Aristide Maillol, l’absolu des formes

Peinture, dessin, gravure, céramique, tapisserie et même broderie, il est curieux de tout, ouvert à tout et doué en tout. Ces différentes approches d’une esthétique qu’il ne cesse d’épurer et de parfaire sont pour lui comme autant d’étapes à franchir au long d’un parcours de formation artistique particulièrement dense, où se révèlent très tôt sa maîtrise et sa créativité.
Elles le conduisent à son but final, la tension et l’attention de toute une vie, sa vraie passion, sa gloire, la sculpture, découverte et aussitôt aimée alors qu’il a déjà une quarantaine d’années. La sculpture le mènera à son triomphe. Chez lui, elle allie le classique antique à formes modernes, qui inspireront Henri Moore ou Arp. Vénus ou baigneuse, Léda ou nymphe, assise, debout, agenouillée, la femme est sa déesse, il en salue de mille manières la grâce et la sensualité.

 

Admirée au Salon d’Automne de 1905, la somptueuse statue Méditerranée exécutée en plusieurs versions, marbre, pierre, bronze, assure sa célébrité. Une telle perfection de volumes et de lignes ne s’obtient qu’au terme d’un long et inlassable travail. Critique d’art reconnu pour son acuité, Octave Mirbeau écrit à propos de l’œuvre : Elle ne rêve pas, n’a jamais rêvé, mais elle vit intensément, normalement, dans la nature dont elle est en quelque sorte le symbole de joie et de santé.
Admirateur du grand sculpteur de la Renaissance française, Jean Goujon (1510-1567), Maillol allait au Louvre avec Harry Kessler, son mécène dont Edvard Munch a laissé un délicat portrait pour voir les œuvres de l’illustre statuaire, estimant que c’est lui qui a créé la femme française, la femme de la haute société, élégante et noble. Octave Mirbeau avait fait l’acquisition en 1902 de Léda qui rencontra un grand succès lors de l’exposition à la galerie Vollard à Paris. Mirbeau rapporte : Un soir, chez moi, Auguste Rodin étudiant longuement, tournant et retournant dans sa main une figure de Maillol, me dit : "Si le mot génie, improprement appliqué à tant de gens, aujourd’hui, a encore un sens, c’est bien ici…"
Venant de Rodin, voilà qui était le suprême hommage.

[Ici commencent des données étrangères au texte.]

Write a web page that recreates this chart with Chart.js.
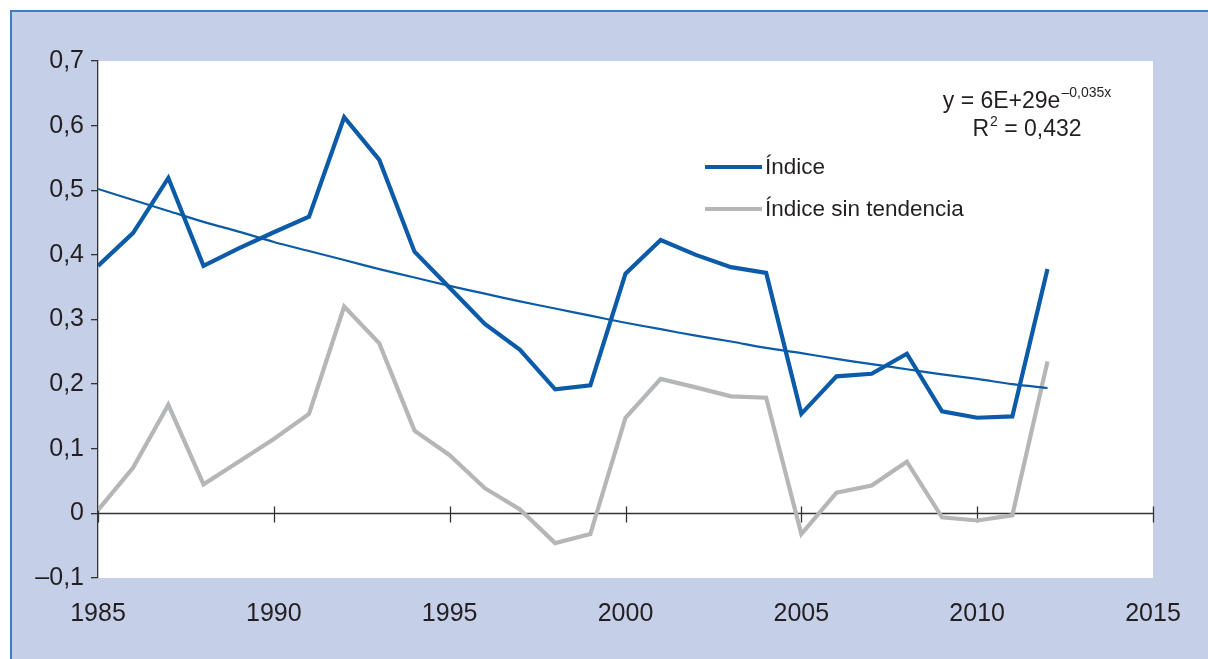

Quand en 1882, alors qu’il a 21 ans, Aristide Bonaventure Jean Maillol, né à Banyuls-sur-Mer, décide de "monter à Paris". Il est déterminé à devenir peintre. Le voilà aux Beaux-Arts, auprès de Cabanel et Gérôme, mais beaucoup plus séduit par le style de Gauguin que par celui de ces professeurs officiels trop académiques à son goût. Il est bientôt entouré d’amis, artistes convaincus et de surcroît Nabis en quête d’un nouvel imaginaire, Vuillard, Denis, Bonnard, Ker-Xavier Roussel, et il est proche de Matisse.
Maillol peint d’abord sa région natale, il signe une jolie scène pastorale (La Couronne de fleurs, 1888), des portraits féminins de profil, il exécute en 1894 une huile sur toile (La Vague) où semble s’enrouler dans l’onde marine le corps arrondi et séduisant d’une jeune-femme, tableau qui sera une des révélations de l’exposition de Gauguin au café Volpini, à l’été 1889. Maillol est sensible à toutes les originalités.
Dans ces années actives de jeunesse, il brode (Concert champêtre, en laine, soie, lin et fils d’argent), taille le bois et travaille la terre cuite.

 

Mais la vraie vocation court déjà comme en filigrane dans ces œuvres. Maillol (1861-1944) dont le peintre hongrois József Rippl-Rónai qui a séjourné plusieurs mois à Banyuls auprès de Maillol a laissé en 1899 un portait d’une profonde expressivité, entend donc se consacrer à son véritable rêve, la sculpture. Je cherche l’architecture et les volumes, la sculpture, c’est de l’architecture, l’équilibre des masses dit Maillol.
Nées de ses innombrables croquis et esquisses, les statues exposées dans la magnifique exposition du musée d’Orsay, avant de l’être à La Piscine de Roubaix, révèlent un talent sans pareil, un regard à la fois d’amour et de désir envers ces modèles féminins qui posent pour lui, comme Melle Grinbert, Laure, Lucile, Clotilde son épouse, et bien sûr Dina Vierny, née près d’Odessa, arrivée à Paris en 1925. De son vrai nom, Dina Aïbinder, elle est d’origine roumaine. La différence d’âge dépasse 50 ans, Il est son Pygmalion, son refuge. Elle est sa  muse.
Dix années de complicité. Galeriste, collectionnant l’art moderne, Dina Vierny s’engage avec énergie en faveur de son œuvre et crée en 1995 le musée Maillol géré par sa fondation.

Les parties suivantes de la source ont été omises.